Methods	Calculation time
	Training time	Calculation time
AutoEncoder & first-order Born	1854 s	194 μs
AutoEncoder & second-order Born	1921 s	192 μs
AutoEncoder & third-order Born	2077 s	185 μs
Genetic algorithm	232 s
Gerchberg–Saxton	1.25 s

We also checked the validity of the Born approximation by increasing the iteration order and the maximum polarizability α _max (Figure 5). For α _max/ɛ ₀ = 1.0 × 10⁻⁷ m³ case, the effect of multiple scattering by nearby dipoles is negligible and thus the neural network can be trained with only first-order Born approximation. However, for a larger α _max/ɛ ₀ = 1.0 × 10⁻⁵ m³, first-order Born approximation generates a large side-lobe (Figure 5c), which tends to disappear as the Born approximation order increases. This is also reflected in the reduction in the MSE loss during training.

Figure 5:

Loss function of the trained autoencoder and the far-field calculated using the analytic Green’s function method according to the magnitude of the polarizability and order of Born approximation used in the decoder. (a) Loss function of the neural network. (b) Target far-field map. (c) Generated far-field map. Note that for α _max/ɛ ₀ = 1.0 × 10⁻⁵ (m³), first-order Born approximation generated strong side lobes compared to the second and third order approximation.

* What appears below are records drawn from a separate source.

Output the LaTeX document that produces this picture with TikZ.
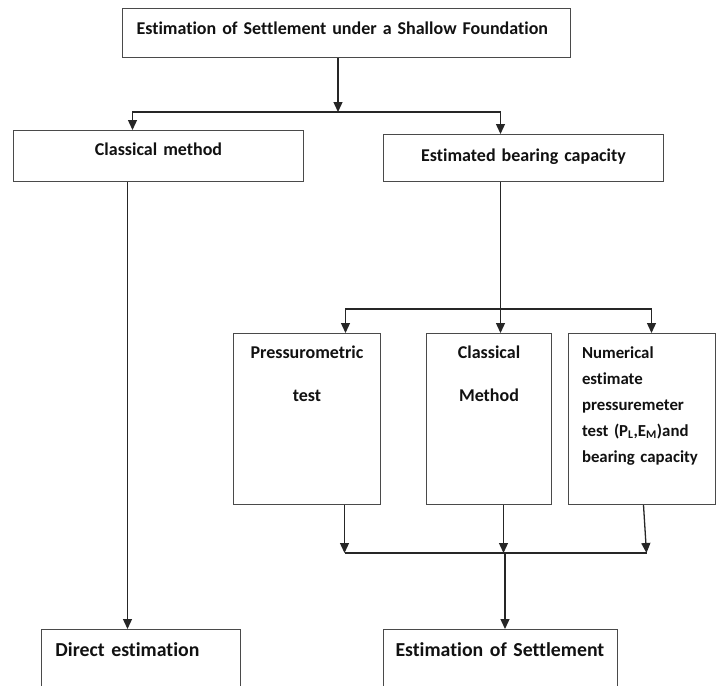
\documentclass[tikz,border=0pt]{standalone}
\usepackage{fontspec}
\setmainfont{Carlito}[Ligatures={NoCommon}]
\usepackage{tikz}
\usepackage{xcolor}
\usetikzlibrary{positioning, arrows.meta}
\definecolor{boxline}{HTML}{4a4a4a}
\definecolor{textcol}{HTML}{111111}
\tikzstyle{process} = [rectangle, anchor=north west, draw=boxline, line width=1pt, inner ysep=0pt, text=textcol, font=\fontsize{18}{26}\selectfont\bfseries]
\tikzstyle{process2} = [process, inner xsep=8pt, align=center, text height=24.5pt, text depth=146.5pt]
\tikzstyle{process3} = [process, align=left, text height=26.5pt, text depth=64.5pt, font=\fontsize{19.8}{26}\selectfont\bfseries]
\tikzstyle{arrow} = [line width=1.3pt, draw=black!85, -{Triangle[width=9pt,length=10pt]}]
\tikzstyle{link} = [line width=1.3pt, draw=black!85]

\begin{document}
\begin{tikzpicture}[x=1pt, y=-1pt]
    \useasboundingbox (0,0) rectangle (716,686);

    \node (box1) [process, align=left, inner xsep=14pt, text width=420pt, text height=25.5pt, text depth=23.5pt] at (122,8) {Estimation of Settlement under a Shallow Foundation};

    \node (box2) [process, align=center, inner xsep=14pt, text width=262pt, text height=24.5pt, text depth=26.5pt] at (13,130) {Classical method};

    \node (box3) [process, align=center, inner xsep=14pt, text width=252pt, text height=26.5pt, text depth=20.5pt] at (383,134) {Estimated bearing capacity};

    \node (box4) [process2, text width=131pt] at (233,333) {Pressurometric\\[17pt]test};

    \node (box5) [process2, text width=109pt] at (426,333) {Classical\\[17pt]Method};

    \node (box6) [process2, align=left, inner xsep=13.5pt, text width=120pt, font=\fontsize{16.8}{26.1}\selectfont\bfseries] at (568,333) {Numerical\\
    estimate\\
    pressuremeter\\
    test (P\textsubscript{L},E\textsubscript{M})and\\
    bearing capacity};

    \node (box7) [process3, inner xsep=14pt, text width=171pt] at (41,629) {Direct estimation};

    \node (box8) [process3, inner xsep=12pt, text width=210pt] at (383,629) {Estimation of Settlement};

    \coordinate (fork1) at (338,112);
    \coordinate (fork2) at (500,309);
    \coordinate (join1) at (505,553);

    \draw[arrow] (box1.south -| fork1)--(fork1);
    \draw[arrow] (fork1) -| ([xshift=-26pt]box2.north);
    \draw[arrow] (fork1) -| ([xshift=-23pt]box3.north);

    \draw[arrow] ([xshift=-31pt]box2.south)--([xshift=-31pt]box2.south |- box7.north);

    \draw[arrow] ([xshift=-23pt]box3.south)--([xshift=-23pt]box3.south |- box5.north);
    \draw[arrow] (fork2) -| ([xshift=38.5pt]box4.north);
    \draw[arrow] (fork2) -| ([xshift=9.5pt]box6.north);

    \draw[arrow] ([xshift=37.5pt]box4.south)--([xshift=37.5pt]box4.south |- join1);
    \draw[arrow] ([xshift=14.5pt]box5.south)--([xshift=14.5pt]box5.south |- join1);
    \draw[arrow] ([xshift=1.5pt]box6.south)--([xshift=4.5pt]box6.south |- join1);
    \draw[link] ([xshift=37.5pt]box4.south |- join1)--([xshift=4.5pt]box6.south |- join1);
    \draw[arrow] (join1)--(join1 |- box8.north);

\end{tikzpicture}
\end{document}
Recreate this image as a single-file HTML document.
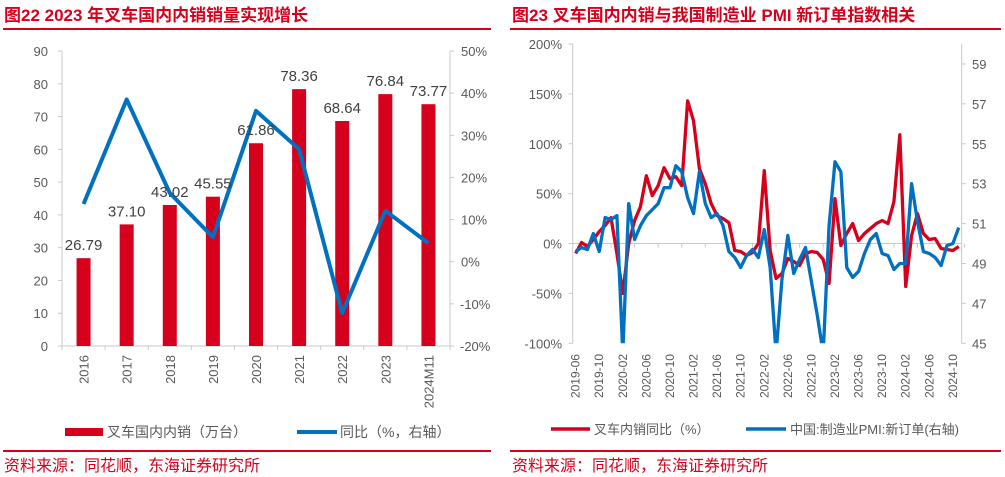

While our proposed algorithm is currently limited to a theoretical prototype, it can be applied to real-world metasurface antennas. To implement our algorithm, one would need to extract the polarizability of the metasurface unit [33–37], which can be done through various methods such as calculating the far field scattered from the designed metasurface unit in experiments or numerical simulations and optimizing the polarizability to generate that field. Once we have the polarizabilities for all possible states, we can establish the scattering equation for the given antenna structure. By training the neural network encoder to be an inverse operation of the scattering equation, we can obtain the proper solution for the desired far field to be generated. Therefore, although our current focus is on the theoretical prototype, our proposed algorithm has practical applications in the design and optimization of metasurface antennas.

4. Conclusions

We proposed a deep-learning-based method for the control of a reconfigurable metasurface antenna. We modeled the metasurface as a collection of dipoles with states of varying polarizability and used a deep autoencoder neural network combined with a scattering equation and Born approximation to generate on-demand far-field maps. Our proposed autoencoder exhibited high accuracy and a much faster speed compared with the conventional GA approach and the GS algorithm. This would allow for the real-time operation of a reconfigurable metasurface antenna for beam steering.

Because our model simplifies the reconfigurable metasurface elements as dipoles with varying states, the realistic application of our model requires further consideration. In a real device, the finite size effect of unit elements should be considered, which goes beyond dipole approximation. We employed dipole polarizability with varying amplitude and the phase fixed to 0 or π, but this was not essential. We could have kept the amplitude fixed and varied the phase or varied both. When building a device element that represents a dipole with a variable state, it is preferable to employ a discrete state, such as a binary one. We demonstrated that the binary truncation of our continuous autoencoder model still produced a reasonable performance. The accuracy of our approach could be further improved if we employed a discrete state in our autoencoder model from the beginning, without truncation afterward. This can be achieved by modifying the normalization procedure, which will be considered in future research. Our work can easily be extended to more general metasurface antennas, phased arrays, and other far-field imaging applications.